Cas d'invalidité de la clause bénéficiaire

Il convient de veiller à certains points pour que la clause soit considérée comme valable. En premier lieu, le souscripteur doit être en pleine capacité au moment de la définition de la clause bénéficiaire.

La Cour de cassation a ainsi jugé récemment, que le respect des dispositions relatives à la régularité des actes accomplis par une personne placée sous le régime de curatelle « ne fait pas obstacle à l’action en nullité pour insanité d’esprit ». En somme, la présence du curateur, condition nécessaire à la régularité d’un avenant au contrat d’assurance-vie, n’est pas à elle seule suffisante pour que l'acte ne soit annulé.

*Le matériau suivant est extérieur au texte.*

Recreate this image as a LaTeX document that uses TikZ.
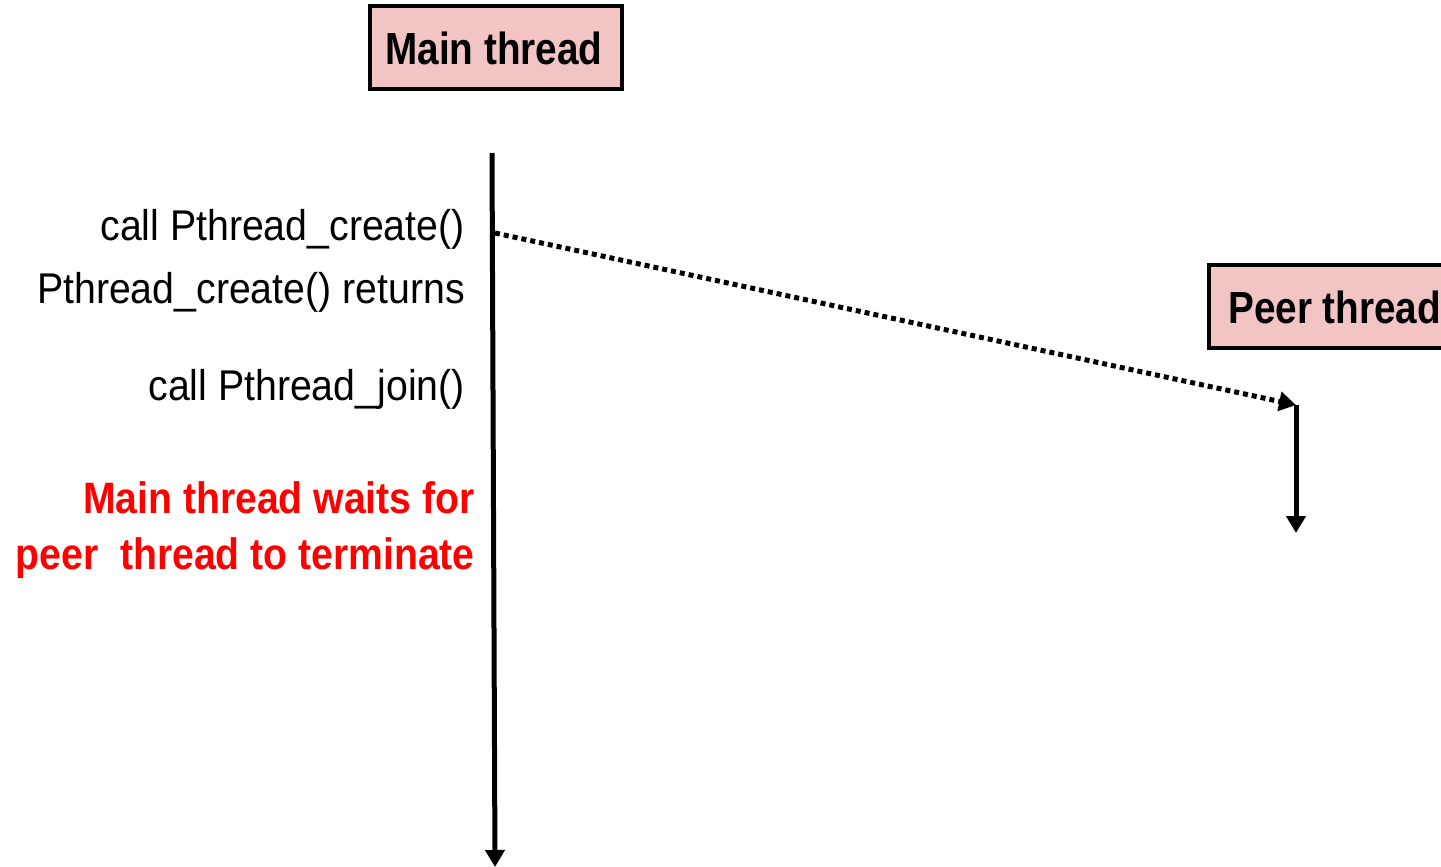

Dans une décision d'il y a quelques mois, la Haute Juridiction a par ailleurs rappelé qu'un héritier pouvait contester la validité du changement de bénéficiaire après le décès du souscripteur si les circonstances extérieures de ce changement de désignation ne permettaient pas d'assurer que la volonté du souscripteur avait été exprimée d'une manière certaine et non équivoque.

Par ailleurs, les primes ne doivent pas être considérées comme manifestement exagérées, auquel cas, les héritiers peuvent demander la réintégration du contrat dans l'actif successoral. Ce point est sensible en cas de volonté de l'assuré de déshériter ses héritiers naturels au profit d'un bénéficiaire particulier.

Si en pratique, la notion de primes manifestement exagérées est discutée par les juges, quoi qu'il en soit, il convient de préserver la réserve héréditaire pour éviter d'être attaqué sur ce point.